I have always been a bit risk averse. I may take an unknown path but I like to have as much information to back it up as possible. This isn’t always a bad thing, the idea of walking a tightrope with a safety net is comforting, but it kept me from making a lot of huge leaps forward, especially in some areas of my life. It was so easy to say “that girl won’t be interested in me so I won’t ask her out” or “There is no way that I am qualified for that job” since I was afraid of getting rejected. Sometime last year I decided that I needed to put myself out there and just try, if I got rejected then it was just the cost of doing business. Shockingly when I tried putting myself out there I didn’t get rejected that often, and when I did it didn’t really hurt. Instead of tying myself to one idea or person and building that up until it became the only option I tried to fail fast and then try to find a different situation where I could succeed. In a way it was like I was missing 100% of the shots that I didn’t take, and even when I shot and missed there were plenty of fish in the sea. This allowed me to not only reach for new opportunities, but it allowed me to explore other options and see what else might be out there.

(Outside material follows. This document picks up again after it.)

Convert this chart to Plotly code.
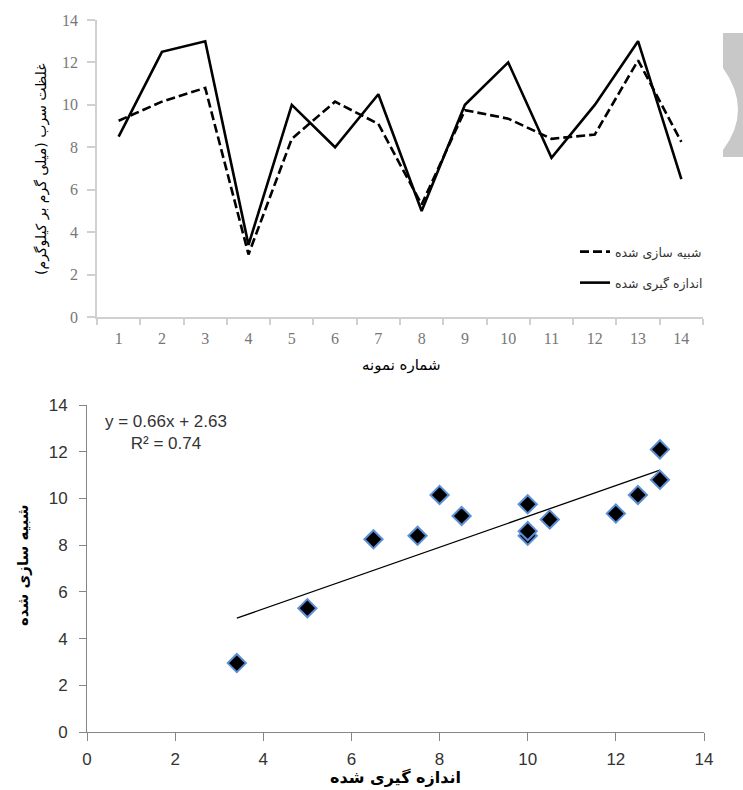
import plotly.graph_objects as go

# ---------------- data ----------------
samples = [str(i) for i in range(1, 15)]
measured = [8.5, 12.5, 13.0, 3.4, 10.0, 8.0, 10.5, 5.0, 10.0, 12.0, 7.5, 10.0, 13.0, 6.5]
simulated = [9.25, 10.15, 10.8, 2.95, 8.4, 10.15, 9.1, 5.3, 9.75, 9.35, 8.4, 8.6, 12.1, 8.25]
trend_slope = 0.66
trend_intercept = 2.63
r_squared = 0.74

name_sim = "شبیه سازی شده"
name_meas = "اندازه گیری شده"
top_ytitle = "غلظت سرب (میلی گرم بر کیلوگرم)"
top_xtitle = "شماره نمونه"
bot_ytitle = "شبیه سازی شده"
bot_xtitle = "اندازه گیری شده"

W, H = 743, 790


def px(x):
    return x / W


def py(y):
    return 1 - y / H


fig = go.Figure()

# ---------------- top line chart ----------------
fig.add_trace(go.Scatter(
    x=samples, y=simulated, mode="lines", name=name_sim,
    line=dict(color="black", width=2.6, dash="9px,4px"),
    xaxis="x", yaxis="y", legend="legend"))
fig.add_trace(go.Scatter(
    x=samples, y=measured, mode="lines", name=name_meas,
    line=dict(color="black", width=2.6),
    xaxis="x", yaxis="y", legend="legend2"))

# ---------------- bottom scatter ----------------
tx = [min(measured), max(measured)]
ty = [trend_slope * v + trend_intercept for v in tx]
fig.add_trace(go.Scatter(
    x=tx, y=ty, mode="lines", line=dict(color="black", width=1.3),
    xaxis="x2", yaxis="y2", showlegend=False, hoverinfo="skip"))
fig.add_trace(go.Scatter(
    x=measured, y=simulated, mode="markers",
    marker=dict(symbol="diamond", size=14, color="black",
                line=dict(color="#5b8fd6", width=2)),
    xaxis="x2", yaxis="y2", showlegend=False, cliponaxis=False))

top_tick_font = dict(family="Liberation Serif", size=16, color="#777777")
bot_tick_font = dict(family="Liberation Sans", size=17, color="#333333")

fig.update_layout(
    width=W, height=H,
    margin=dict(l=0, r=0, t=0, b=0, autoexpand=False),
    paper_bgcolor="white", plot_bgcolor="white",
    showlegend=True,
    xaxis=dict(domain=[px(97), px(703)], anchor="y", type="category",
               range=[-0.5, 13.5], tickson="boundaries", automargin=False,
               ticks="outside", ticklen=6, tickcolor="#d0d0d0", tickwidth=1.5,
               showline=True, linecolor="#d0d0d0", linewidth=1.5,
               showgrid=False, zeroline=False, tickfont=top_tick_font,
               ticklabelstandoff=6),
    yaxis=dict(domain=[py(317), py(20)], anchor="x", range=[0, 14], dtick=2,
               automargin=False,
               ticks="outside", ticklen=8, tickcolor="#d0d0d0", tickwidth=1.5,
               showline=True, linecolor="#d0d0d0", linewidth=1.5,
               showgrid=False, zeroline=False, tickfont=top_tick_font,
               ticklabelstandoff=6),
    xaxis2=dict(domain=[px(87), px(704)], anchor="y2", range=[0, 14], dtick=2,
                automargin=False,
                ticks="outside", ticklen=8, tickcolor="#868686", tickwidth=1,
                showline=True, linecolor="#868686", linewidth=1,
                showgrid=False, zeroline=False, tickfont=bot_tick_font,
                ticklabelstandoff=4),
    yaxis2=dict(domain=[py(732), py(405)], anchor="x2", range=[0, 14], dtick=2,
                automargin=False,
                ticks="outside", ticklen=7, tickcolor="#868686", tickwidth=1,
                showline=True, linecolor="#868686", linewidth=1,
                showgrid=False, zeroline=False, tickfont=bot_tick_font,
                ticklabelstandoff=8),
    legend=dict(x=px(575), y=py(237), xanchor="left", yanchor="top",
                bgcolor="rgba(0,0,0,0)",
                font=dict(family="DejaVu Sans", size=12.5, color="#333333")),
    legend2=dict(x=px(575), y=py(268), xanchor="left", yanchor="top",
                 bgcolor="rgba(0,0,0,0)",
                 font=dict(family="DejaVu Sans", size=12.5, color="#333333")),
)

ann = [
    dict(text=top_ytitle, x=px(41), y=py(169), textangle=-90,
         font=dict(family="DejaVu Sans", size=14, color="black")),
    dict(text=top_xtitle, x=px(401), y=py(365),
         font=dict(family="DejaVu Sans", size=15, color="black")),
    dict(text="<b>" + bot_ytitle + "</b>", x=px(23), y=py(565), textangle=-90,
         font=dict(family="DejaVu Sans", size=15, color="black")),
    dict(text="<b>" + bot_xtitle + "</b>", x=px(395), y=py(777),
         font=dict(family="DejaVu Sans", size=16, color="black")),
    dict(text="y = %.2fx + %.2f<br>R² = %.2f" % (trend_slope, trend_intercept, r_squared),
         x=px(166), y=py(432), align="center",
         font=dict(family="Liberation Sans", size=17, color="#333333")),
]
for a in ann:
    a.update(xref="paper", yref="paper", showarrow=False,
             xanchor="center", yanchor="middle")
fig.update_layout(annotations=ann)

# decorative gray crescent at the right edge
path = "M %f,%f L %f,%f L %f,%f L %f,%f L %f,%f Q %f,%f %f,%f Z" % (
    px(723), py(33), px(743), py(33), px(743), py(157), px(723), py(157),
    px(723), py(150), px(753), py(110), px(723), py(68))
fig.add_shape(type="path", path=path, xref="paper", yref="paper",
              fillcolor="#c8c8c8", line=dict(width=0), layer="below")

fig.write_html(
    "out.html",
    config={"displayModeBar": False},
    post_script="document.body.style.margin='0';"
                "document.body.style.overflow='hidden';"
                "document.documentElement.style.overflow='hidden';")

One of the biggest things that you hear in any type of self help material is that you are the average of the 5 people that you spend the most time with. I luckily have a large number of friends that are successful on many levels. But I really decided to evaluate the criteria that I have for spending time with people. I am a very busy guy and I have a lot going on, why was I wasting time on people who didn’t bring benefits to my life. In fact I was going out of my way to spend time with people who were actually a drain on my life and took away more than time. I think that the term “Energy Vampires” is a bit dramatic, but if someone makes you feel bad when you are around them and even makes you feel bad when you think about them then why would you want them in your life? Just because I have been friends someone for X number of years why should they be allowed to make me feel bad? I kind of feel like an asshole putting this down in writing, but I have made the decision to walk away from a few long friendships because they no longer bring me benefit. There was no blow up, or final straw, it is just time for me to go my separate way. I wish them the best of luck, but I simply don’t have room in my life for them, which is a shame, but it is part of being a grown up. It makes me think about the people who cut ties and walked away from me and how much I resented that, but I suppose that being uncomfortable is part of the equation. Having to avoid someone that you have been friends with for 8 years when you live a mile apart in a small town is no easy task, but when you are trying to help yourself you can’t let the people that bring you down into your life.
The main key to understand about self help books is that they are not written to help others, they are solely to help the author rationalize their decisions under the guise of being selfless. Maybe this essay is the same way. I am a better person today than I was a few years ago, and I will be better tomorrow than I am today. I hope that I can help others to flip that switch and take an interest in self improvement and maybe someone can learn from my mistakes. The buzzwords may sound cliche, but sometimes the cliches are right, so you might as well take a shot at it, since you miss 100% of the shots that you don’t take.